Having to make life-changing decisions while you’re reeling from shock at a diagnosis is incredibly difficult. The physician sets before you the type and degree of aggression of your cancer, a five year percentage survival rate for each of the possible treatments and says, “You choose.”
It is not always as stark as that, but it can be. Ultimately, you have to make very difficult decisions. No-one can say, “This is the way. If you follow it, you will get well.”
This is one reason to be thankful for the support of other breast cancer survivors and groups like the Breast Cancer Network and the Cancer Council. They’ve been there. They know what you’re going through. They can help you fight your way through the fog.
If you already have warning of a time bomb ticking away in the form of a breast cancer gene, maybe before it happens is a better time to make a decision.
One thing is certain: the decision must be made by you. Gather all the information; add up the odds; make the decision. If you can afford it!
Medical Insurance regards pre-emptive breast surgery and reconstruction as cosmetic. Yes, girls, a double mastectomy is cosmetic! Where are these people coming from? Even in the 1920s they didn’t take fashion that far!
While researching capitalisation in letters and diaries, I came across a letter from the 18th and 19th century novelist and diarist, Frances Burney (Madame D’Arblay) to her sister. In it she describes her 1811 mastectomy conducted without anaesthetic in France by seven surgeons (one to perform the surgery, the other six to hold her down. Although she says she refused to be held).

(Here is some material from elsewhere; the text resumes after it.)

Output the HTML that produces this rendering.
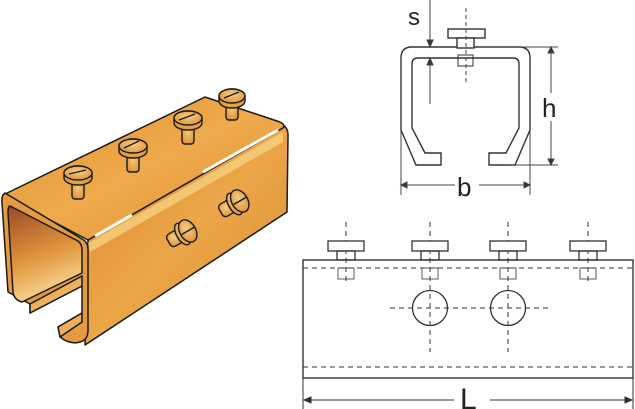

She describes the procedure, her reactions and her agony in graphic detail. And, yes, she used capitals (Though not as many as she might!), ruining my theory that only nouns were capitalised. She used the adjective ‘Bright’.
Her experience traumatised her so much that she could not bring herself to write about it for nine months. If you have not already seen it, her unabridged letter can be found here.
Some people speculate that Fanny’s breast lump could not have been cancer, but I like to think that she was rewarded for her courage and fortitude because she lived another 29 years to the grand old age of 87. She published her most famous novel Evelina when she was 26, married at 41, had one son, and lived a full life after the shocking trauma of her surgery, her journal letters giving us great social insight into her life and times.
In our time, however hard our journey, at least, we can be thankful that we do not have to endure surgery without anaesthetic.
Bravo, Madame D’Arblay! We can all learn Something from your Courage.